Thursday, September 10, 2009
Bone Marrow
The weather is gorgeous--blue skies, sweet zephyrs, crisp air...and yet I am unsatisfied. The summer simply wasn't warm enough for long enough, and I don't have the resistance to cold that I usually do. The heat just didn't make it into my bone marrow. I'm wandering around in turtleneck, sweater, and fleece vest when it's 65 out...yesterday, almost 70.
I blame the Republicans.
Just kidding. (Although that's what the political climate feels like these days, isn't it?)
For the record, I thought Obama's health care speech rocked. I'm sorry he's hedging about the public option, and don't for a minute think he's going to stand up for it, which I wish he would. But I'll be OK with regional cooperatives, I guess. I'd even go for the trigger option if I were sure the trigger would set the standards of practice high enough to ever be ...er, pulled. (That "trigger" metaphor is a hard one to work with.)
We had a very nice Labor Day weekend, including a reprise of our neighborhood picnic from last year. Same deal...one measley attempt at game-playing, otherwise five delightful hours of talk, food, and drink. The weather was perfect except, as I may have mentioned, too friggin' cold.
This coming weekend I'm going to the Bar Harbor Book Festival, a new event author Carrie Jones has organized with an eye to encouraging literacy. I'm all for that. My bio didn't make it onto the web site for some reason, but I'm on the author list and schedule so that's what counts. I'll be reading at 1:30 p.m. Saturday, and doing a world-building workshop at 2:30. Hope to see you there!
Wednesday, September 2, 2009
September Book Review
book review blogs
@Barrie Summy
As usual, it's like a curtain dropped here. The last hurricane sucked all the warm air and humidity out to sea, and now even a steady sun has trouble raising the temperature out of the sixties. Although I'm sad that summer's over, and wishing it had been a better one weatherwise, I'm ready to hunker down, work, and read. If you're in the same mood, a thriller by Stieg Larsson is a good way to acclimate to the new reality. And don't forget to click on the icon for more bloggy book reviews!
The Girl Who Played with Fire
By Stieg Larsson
Alfred A. Knopf, New York, 2009
God, I wish Stieg Larsson were still alive and writing.
Larsson, editor-in-chief of the Swedish magazine Expo and an expert on right-wing extremism, died of a heart attack in 2004, leaving behind the manuscripts for three of a planned ten-book series of thrillers.
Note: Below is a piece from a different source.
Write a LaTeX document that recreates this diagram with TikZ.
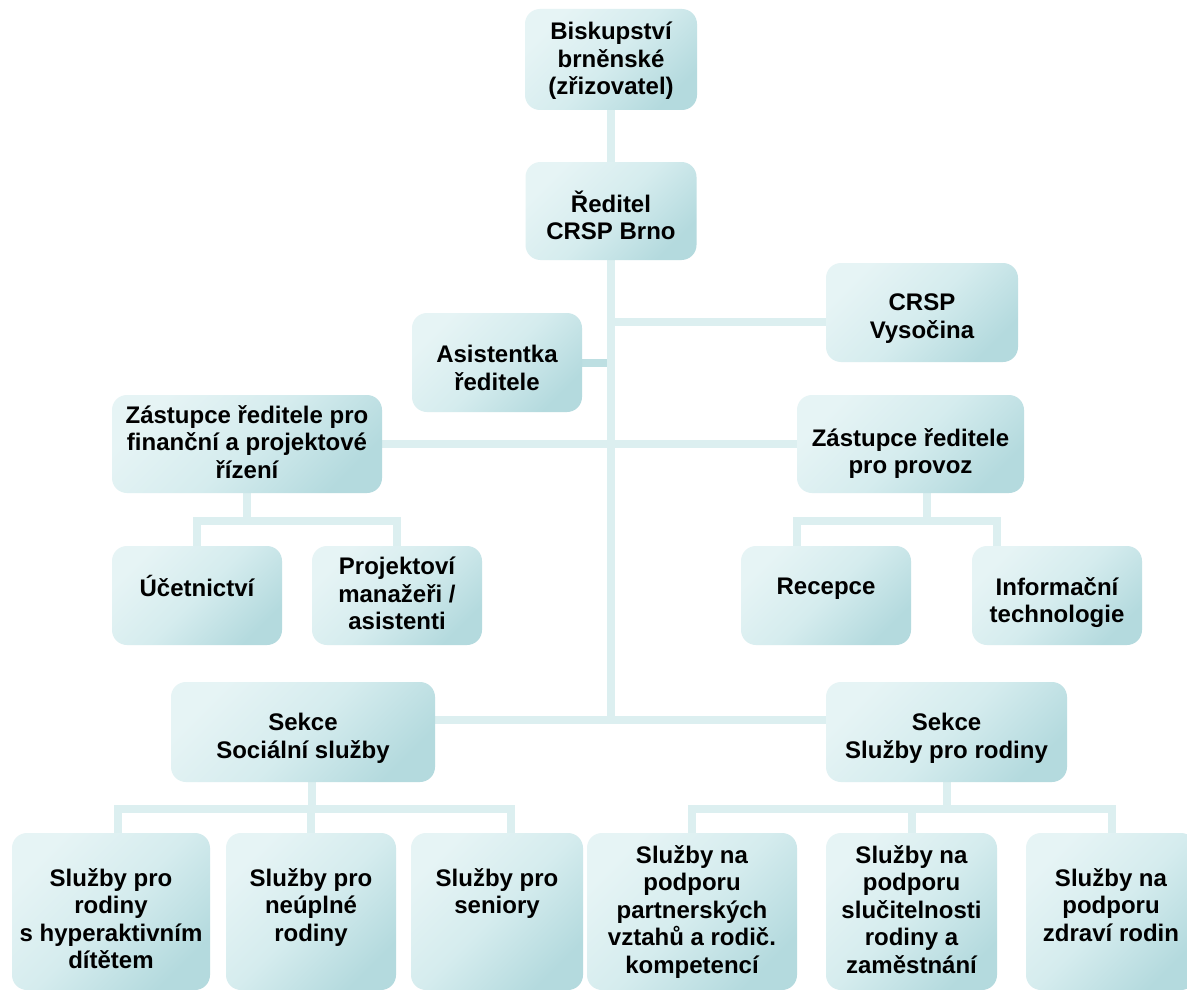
\documentclass[tikz,border=0pt]{standalone}
\usepackage{fontspec}
\setmainfont{Liberation Sans}
\usetikzlibrary{backgrounds}
\definecolor{boxA}{HTML}{E6F4F5}
\definecolor{boxB}{HTML}{D5ECEE}
\definecolor{boxC}{HTML}{B4DADE}
\definecolor{lineC}{HTML}{DCEFF0}
\definecolor{stubC}{HTML}{BDDFE2}
\tikzset{
  box/.style={rectangle, rounded corners=15pt, inner sep=0pt, draw=none,
    top color=boxA, bottom color=boxC, middle color=boxB, shading angle=45},
  txt/.style={inner sep=0pt, align=center, anchor=north, text=black,
    font=\bfseries\fontsize{24}{27.5}\selectfont},
  conn/.style={draw=lineC, line width=8pt, line join=miter},
  stub/.style={draw=stubC, line width=8pt}
}
\begin{document}
\begin{tikzpicture}[x=1pt,y=-1pt]
\useasboundingbox (0,0) rectangle (1187,990);
% boxes
\node[box, minimum width=172, minimum height=101] (b1) at (611,59.5) {};
\node[box, minimum width=171, minimum height=98]  (b2) at (611,211) {};
\node[box, minimum width=192, minimum height=99]  (b3) at (922,312.5) {};
\node[box, minimum width=170, minimum height=99]  (b4) at (497,362.5) {};
\node[box, minimum width=270, minimum height=98]  (b5) at (247,444) {};
\node[box, minimum width=227, minimum height=98]  (b6) at (910.5,444) {};
\node[box, minimum width=170, minimum height=99]  (b7) at (197,595.5) {};
\node[box, minimum width=170, minimum height=99]  (b8) at (397,595.5) {};
\node[box, minimum width=170, minimum height=99]  (b9) at (826,595.5) {};
\node[box, minimum width=170, minimum height=99]  (b10) at (1057,595.5) {};
\node[box, minimum width=264, minimum height=100] (b11) at (303,732) {};
\node[box, minimum width=241, minimum height=100] (b12) at (946.5,732) {};
\node[box, minimum width=198, minimum height=157] (c1) at (111,911.5) {};
\node[box, minimum width=170, minimum height=157] (c2) at (311,911.5) {};
\node[box, minimum width=172, minimum height=157] (c3) at (497,911.5) {};
\node[box, minimum width=210, minimum height=157] (c4) at (692,911.5) {};
\node[box, minimum width=171, minimum height=157] (c5) at (911.5,911.5) {};
\node[box, minimum width=170, minimum height=157] (c6) at (1111,911.5) {};
% texts
\node[txt] (t1) at (611,22) {Biskupství\\brněnské\\(zřizovatel)};
\node[txt] (t2) at (611,190.5) {Ředitel\\CRSP Brno};
\node[txt] (t3) at (922,294) {CRSP\\Vysočina};
\node[txt] (t4) at (497,345) {Asistentka\\ředitele};
\node[txt] (t5) at (247,405) {Zástupce ředitele pro\\finanční a projektové\\řízení};
\node[txt] (t6) at (910.5,428) {Zástupce ředitele\\pro provoz};
\node[txt] (t7) at (197,575.5) {Účetnictví};
\node[txt] (t8) at (397,557) {Projektoví\\manažeři /\\asistenti};
\node[txt] (t9) at (826,578) {Recepce};
\node[txt] (t10) at (1057,577) {Informační\\technologie};
\node[txt] (t11) at (303,713) {Sekce\\Sociální služby};
\node[txt] (t12) at (946.5,713) {Sekce\\Služby pro rodiny};
\node[txt] (u1) at (111,868) {Služby pro\\rodiny\\s hyperaktivním\\dítětem};
\node[txt] (u2) at (311,868) {Služby pro\\neúplné\\rodiny};
\node[txt] (u3) at (497,868) {Služby pro\\seniory};
\node[txt] (u4) at (692,845) {Služby na\\podporu\\partnerských\\vztahů a rodič.\\kompetencí};
\node[txt] (u5) at (911.5,845) {Služby na\\podporu\\slučitelnosti\\rodiny a\\zaměstnání};
\node[txt] (u6) at (1111,868) {Služby na\\podporu\\zdraví rodin};
% junction coordinates
\coordinate (tk) at (611,720);
\coordinate (j1) at (611,322);
\coordinate (j2) at (607,362.5);
\coordinate (h1) at (247,521);
\coordinate (h2) at (927,521);
\coordinate (d9) at (797,521);
\coordinate (d10) at (997,521);
\coordinate (h3) at (312,809);
\coordinate (e1) at (118,809);
\coordinate (e3) at (511,809);
\coordinate (h4) at (947,809);
\coordinate (e4) at (692,809);
\coordinate (e6) at (1112,809);
\begin{pgfonlayer}{background}
\fill[white] (0,0) rectangle (1187,990);
\draw[conn] (b1.south) -- (b2.north);
\draw[conn] (b2.south) -- (tk);
\draw[conn] (j1) -- (j1 -| b3.west);
\draw[stub] (b4.east) -- (j2);
\draw[conn] (b5.east) -- (b6.west);
\draw[conn] (tk -| b11.east) -- (tk -| b12.west);
\draw[conn] (b5.south) -- (h1);
\draw[conn] (b7.north) |- (b8.north |- h1) -- (b8.north);
\draw[conn] (b6.south -| h2) -- (h2);
\draw[conn] (d9 |- b9.north) -- (d9) -- (d10) -- (d10 |- b10.north);
\draw[conn] (b11.south -| h3) -- (h3);
\draw[conn] (e1 |- c1.north) -- (e1) -- (e3) -- (e3 |- c3.north);
\draw[conn] (c2.north) -- (c2.north |- e1);
\draw[conn] (b12.south -| h4) -- (h4);
\draw[conn] (e4 |- c4.north) -- (e4) -- (e6) -- (e6 |- c6.north);
\draw[conn] (c5.north) -- (c5.north |- e4);
\end{pgfonlayer}
\end{tikzpicture}
\end{document}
The first book, The Girl with the Dragon Tattoo, was a huge hit when it came out in Europe a year after his death, and the English translation met similar acclaim in 2008.
Now the second book, The Girl Who Played with Fire, is out in English, following the career of Lisbeth Salander, a bizarre but thoroughly engaging character from the first book.
Expect to stay up late.
Dragon Tattoo introduced us to Mikael Blomkvist, an investigative journalist who has been convicted of libeling a billionaire industrialist. While waiting to serve his short prison sentence, he’s hired to write a memoir and investigate the disappearance of his subject’s niece forty years earlier. He brings in Salander, a private investigator, computer whiz, and pierced and tattooed misfit, to help him out. The two endanger themselves to uncover the hideously seamy circumstances behind the niece’s fate.
The politics and intrigue in these books ring true for very good reason: Larsson’s real life was not far different from Mikael Blomkvist’s. He was noted internationally as a tireless foe of rightist organizations, and reportedly was subject to death threats as a result.
His Blomkvist is a fine, compelling character, although nothing unique for a thriller. Salander is something else again, Larsson’s vision of what Pippi Longstocking would be like as an adult. Longstocking, the beloved pigtailed character in Astrid Lindgren’s series of children’s books, is exceptionally strong, smart, and self-reliant but exceptionally anti-social if you cross her.
That’s Salander to a tee, and she may be my favorite character in contemporary literature. She’s a scary-smart, a kick-ass heroine, yet as confused and vulnerable as it’s possible to be without spending life in a fetal position. It all fits together in one wonderful mass of human complexity.
In Played with Fire, Salander takes her turn as main character, with Blomkvist riding shotgun. We learn much, much more about “All the Evil,” the terrible childhood events that sent Salander into the Swedish mental health system and, eventually, into the hands of the sadistic guardian we met in the previous book.
All is not what it seems in Salander’s past, as the Stockholm police discover when she becomes prime suspect in a triple murder. The girl depicted in social service records hardly resembles the real girl at all. Why is that? You’ll find out, probably at 2 a.m.
Both of these books have their oddities, mostly in structure. Dragon Tattoo’s libeled industrialist plotline, although interesting and necessary to the series, slows things in the beginning and still has loose ends to be tidied up when the main event is over. That’s a disadvantage in a book that’s otherwise as tight as a drum.
The first half of Played with Fire is a more compelling read than the early pages of Dragon Tattoo, which has to fill us in on the libel suit before it gets moving. The second half, although still a blazing page-turner, goes overboard on Salander’s grievances against the world, and risks turning into a polemic. What happens to her at the end is just a tad too far-fetched, almost played for humor but not quite.
Nevertheless, I’d bring Stieg Larsson back from the dead any day. And I’m holding my breath for The Girl Who Kicked the Hornet’s Nest, the next and—sadly—the final book in the series.